7.1 Accelerating pilot applications

It is recommended to actively support and guide digital transformation, intelligent upgrades, and intelligent factory demonstrations in the discrete manufacturing industry. Based on the demonstration, large-scale implementation of digital transformation and intelligent upgrading of manufacturing equipment and enterprises will support the formation of an intelligent manufacturing ecological chain with regional advantages. Intelligent manufacturing demonstrative projects are implemented to select typical demonstrative enterprises and establish and disseminate benchmarking corporate images, focusing on key industries, such as high-end textiles, novel power equipment, construction machinery, home furnishing, and home appliances.

《7.2 Highlighting domestication》

7.2 Highlighting domestication

In the process of digital transformation and intelligent upgrade of the discrete manufacturing industry, it could be useful to highlight the domestication of core technologies, key equipment, and industrial software, while the phenomenon of “hollowing out” should be prevented. In terms of core technologies, key equipment, and industrial software, the industry–university–research–application integrated collaborative innovation pattern is pushed ahead to focus on solving the technical problems in the digital transformation process and intelligent upgrade of the discrete manufacturing industry.

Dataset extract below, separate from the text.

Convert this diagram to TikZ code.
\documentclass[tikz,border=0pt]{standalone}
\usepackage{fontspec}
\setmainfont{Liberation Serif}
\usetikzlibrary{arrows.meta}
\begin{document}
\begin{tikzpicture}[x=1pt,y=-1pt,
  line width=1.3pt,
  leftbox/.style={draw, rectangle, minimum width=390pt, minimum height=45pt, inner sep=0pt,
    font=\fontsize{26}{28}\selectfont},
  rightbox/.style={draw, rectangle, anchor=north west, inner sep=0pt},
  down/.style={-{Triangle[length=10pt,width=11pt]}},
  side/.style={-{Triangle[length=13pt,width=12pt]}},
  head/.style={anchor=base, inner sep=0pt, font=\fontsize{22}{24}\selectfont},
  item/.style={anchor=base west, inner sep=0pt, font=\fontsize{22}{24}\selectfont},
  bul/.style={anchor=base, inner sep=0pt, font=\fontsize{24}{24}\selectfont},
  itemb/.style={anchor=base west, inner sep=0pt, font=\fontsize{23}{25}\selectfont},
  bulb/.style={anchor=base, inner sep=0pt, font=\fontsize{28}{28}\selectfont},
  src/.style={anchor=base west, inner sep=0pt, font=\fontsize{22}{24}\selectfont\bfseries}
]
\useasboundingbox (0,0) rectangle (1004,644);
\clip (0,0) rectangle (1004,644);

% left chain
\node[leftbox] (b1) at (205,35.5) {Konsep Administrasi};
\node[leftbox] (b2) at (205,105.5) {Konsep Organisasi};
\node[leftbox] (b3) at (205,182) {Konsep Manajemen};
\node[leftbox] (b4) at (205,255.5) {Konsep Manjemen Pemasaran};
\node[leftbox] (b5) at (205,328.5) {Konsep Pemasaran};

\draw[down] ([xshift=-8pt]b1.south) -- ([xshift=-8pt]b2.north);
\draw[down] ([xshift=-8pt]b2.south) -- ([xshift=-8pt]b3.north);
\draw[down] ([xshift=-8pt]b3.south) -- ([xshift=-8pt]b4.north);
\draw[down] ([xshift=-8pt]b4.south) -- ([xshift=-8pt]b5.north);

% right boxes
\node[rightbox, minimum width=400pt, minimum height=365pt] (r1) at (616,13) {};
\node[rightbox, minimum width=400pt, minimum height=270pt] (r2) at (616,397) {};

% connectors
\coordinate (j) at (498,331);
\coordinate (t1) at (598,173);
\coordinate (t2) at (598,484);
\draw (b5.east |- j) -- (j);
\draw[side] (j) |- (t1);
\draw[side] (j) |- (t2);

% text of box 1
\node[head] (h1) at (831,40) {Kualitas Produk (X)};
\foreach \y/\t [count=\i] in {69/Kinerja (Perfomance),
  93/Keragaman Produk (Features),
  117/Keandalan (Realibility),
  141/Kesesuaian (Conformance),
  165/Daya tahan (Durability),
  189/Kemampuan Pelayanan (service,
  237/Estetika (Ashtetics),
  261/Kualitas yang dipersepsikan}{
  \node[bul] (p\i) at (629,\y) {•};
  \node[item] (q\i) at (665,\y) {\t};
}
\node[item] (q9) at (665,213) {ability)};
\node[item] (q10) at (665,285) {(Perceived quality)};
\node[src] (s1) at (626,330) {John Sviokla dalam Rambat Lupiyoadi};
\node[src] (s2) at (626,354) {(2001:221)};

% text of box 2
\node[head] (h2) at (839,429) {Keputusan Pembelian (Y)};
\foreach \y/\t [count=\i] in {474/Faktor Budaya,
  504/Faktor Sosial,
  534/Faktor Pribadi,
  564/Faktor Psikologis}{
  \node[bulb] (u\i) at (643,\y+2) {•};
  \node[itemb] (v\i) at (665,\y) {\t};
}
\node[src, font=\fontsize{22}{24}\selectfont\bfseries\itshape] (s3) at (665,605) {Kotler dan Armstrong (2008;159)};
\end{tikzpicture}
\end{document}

《7.3 Increasing the reserve of high-tech talents》

7.3 Increasing the reserve of high-tech talents

Transformation and upgrade of discrete manufacturing industry requires strengthening the talent pool in terms of strategy, thought, technology, and execution. It is recommended to improve the vocational education and professional talent training pattern, focus on sustainable development, and cultivate professional technology and talent teams in intelligent factories in the discrete manufacturing industry. Furthermore, it is recommended to implement the construction of intelligent manufacturing talent teams and cultivate intelligent manufacturing talents [29] as follows: first, intelligent manufacturing high-tech talents, that is, cultivating intelligent manufacturing technology talents who are familiar with digital, networked, and intelligent technologies, proficient in intelligent manufacturing technologies, and good at solving practical engineering problems; second, intelligent manufacturing high-skilled talents, that is, cultivating intelligent manufacturing high-skilled talents with advanced knowledge, superb technologies, and skilled craftsmanship; third, high-level intelligent manufacturing management talents, especially entrepreneurial groups.

《7.4 Formulating relevant laws and regulations》

7.4 Formulating relevant laws and regulations

It is recommended to explore leading industrial development through legislation and continuously improve the supporting policies and regulations system for finance, taxation, finance, intellectual property rights, and personnel training to promote the long-term and stable development of the manufacturing industry. Furthermore, it is suggested to establish a digital asset intellectual property protection mechanism, introduce a digital asset licensing system, build a transparent digital asset use environment, increase government financial support, implement necessary tax incentive policies, and adopt diversified financial support methods. Information technologies can be used for digital assets for encrypting, labeling, tracing, and monitoring, strengthening legal constraints on violations.

《Compliance with ethics guidelines》

Compliance with ethics guidelines

The authors declare that they have no conflict of interest or financial conflicts to disclose.